How to Ask The Cisco Community for Help

Steve Pfister · ‎09-26-2024

Sure, here is one of them:

TenGigabitEthernet1/5/8 is up, line protocol is up (connected)
Hardware is C6k 10000Mb 802.3, address is a89d.21c0.2520 (bia a89d.21c0.2520)
MTU 1500 bytes, BW 10000000 Kbit/sec, DLY 10 usec,
reliability 255/255, txload 1/255, rxload 1/255
Encapsulation ARPA, loopback not set
Keepalive set (10 sec)
Full-duplex, 10Gb/s, media type is 10Gbase-SR
input flow-control is on, output flow-control is off
Clock mode is auto
ARP type: ARPA, ARP Timeout 04:00:00
Last input never, output never, output hang never
Last clearing of "show interface" counters 5d21h
Input queue: 0/2000/0/0 (size/max/drops/flushes); Total output drops: 5510
Queueing strategy: fifo
Output queue: 0/40 (size/max)
5 minute input rate 94000 bits/sec, 8 packets/sec
5 minute output rate 6352000 bits/sec, 1307 packets/sec
12371039 packets input, 3252167756 bytes, 0 no buffer
Received 78429 broadcasts (73724 multicasts)
0 runts, 0 giants, 0 throttles
0 input errors, 0 CRC, 0 frame, 0 overrun, 0 ignored
0 watchdog, 0 multicast, 0 pause input
0 input packets with dribble condition detected
314370665 packets output, 170894264887 bytes, 0 underruns
0 output errors, 0 collisions, 0 interface resets
0 unknown protocol drops
0 babbles, 0 late collision, 0 deferred
0 lost carrier, 0 no carrier, 0 pause output
0 output buffer failures, 0 output buffers swapped out

Joseph W. Doherty · ‎09-26-2024

"Last clearing of "show interface" counters 5d21h"

"Total output drops: 5510"

"314370665 packets output,"

If this interface's stats are representative, unsurprising no reported performance issues, somewhat surprising you're seeing lots of monitoring issues. Hmm, you did mention AutoQoS might be active, correct?

balaji.bandi · ‎09-26-2024

Input queue: 0/2000/0/0 (size/max/drops/flushes); Total output drops: 5510

what other devices connected to the switches is this transit interface in the path ?

some guide lines to troubleshoot :

https://www.cisco.com/c/en/us/support/docs/switches/catalyst-6500-series-switches/12027-53.html#toc-hId-1625982949

try change different interface that config and check (last option)

BB

***** Rate All Helpful Responses *****

How to Ask The Cisco Community for Help

Giuseppe Larosa · ‎09-23-2024

Hello @Steve Pfister ,

you can compare the output of

show interface type x/y

with that of

show policy-map interface x/y

or depending on the linecards involved other hardware specific show commands so that you can determine how may output drops are reported by QoS on each traffic class and to compare total Qos drops with output drops.

6-7% of drops needs your attention.

Hope to help

Giuseppe

Steve Pfister · ‎09-25-2024

show policy-map for each interface returns nothing.
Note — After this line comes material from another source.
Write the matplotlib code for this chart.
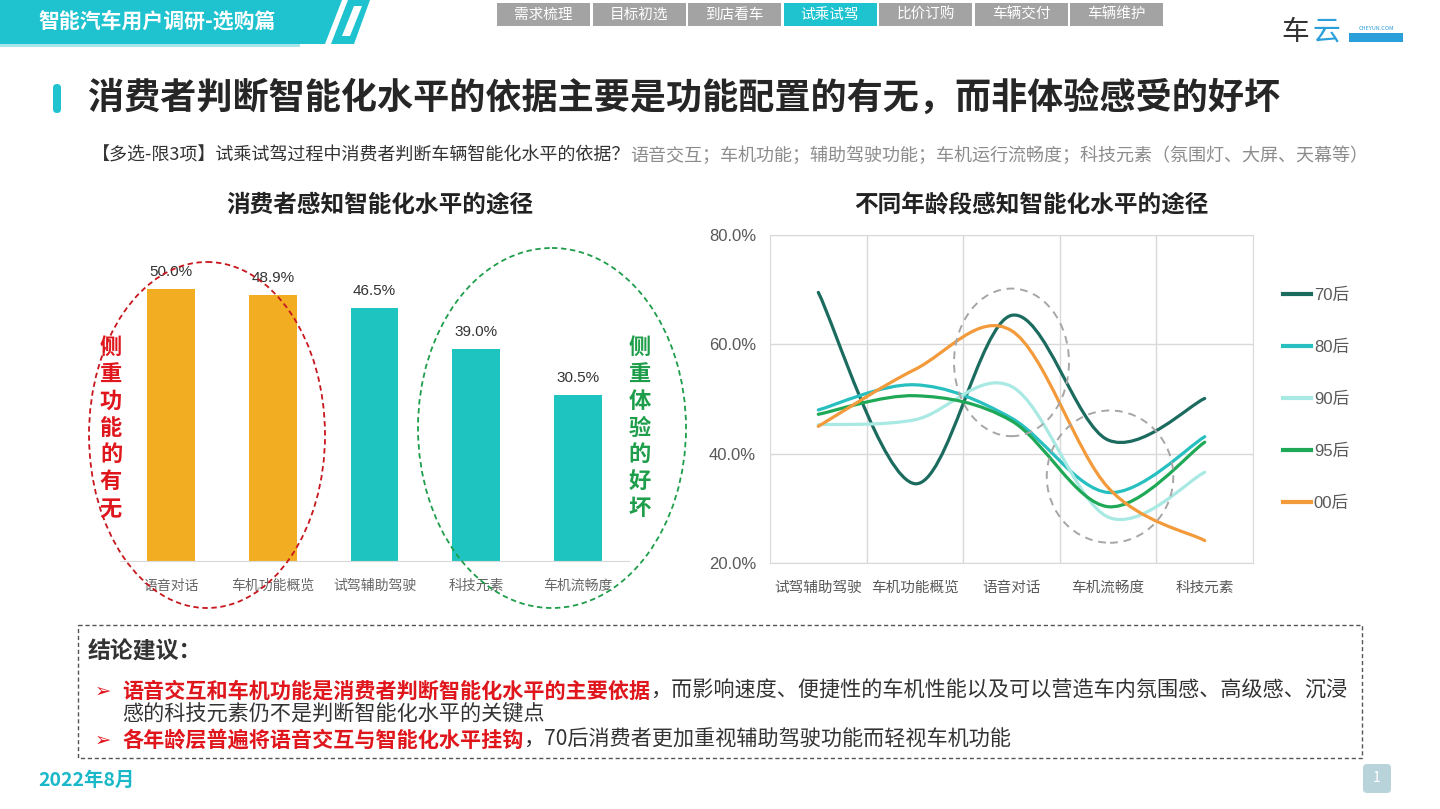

Do you know offhand what command shows QoS drops?

Joseph W. Doherty · ‎09-23-2024

". . . but a lot of the interfaces on the core switch side have bursts of output drops."

"Lately, we've been getting a lot of false alarms, like pings are getting dropped."

Well the latter is likely due to the former, i.e. NOT false alarms.

"I'm not sure what's causing them."

Generally egress queue overflow.

"I don't think the traffic is anywhere near the max (10G transceivers and 10G port speeds over MM fiber)"

A very, very, very common thought.

You might want to read:

https://www.cisco.com/c/en/us/support/docs/lan-switching/switched-port-analyzer-span/116260-technote-wireshark-00.html

https://notalwaysthenetwork.com/tag/output-drops/

Steve Pfister · ‎09-25-2024

When I said false alarms, I had more in mind "switch are being reported down by the monitoring software when they aren't" and not "pings occasionally fail because of packet drops". I will study those links you sent.

Joseph W. Doherty · ‎09-26-2024

"When I said false alarms, I had more in mind "switch are being reported down by the monitoring software when they aren't" and not "pings occasionally fail because of packet drops"."

Likey same cause, i.e. monitoring communication packets also being dropped.

BTW, a possible fix for monitoring is using QoS to try to avoid dropping its packets.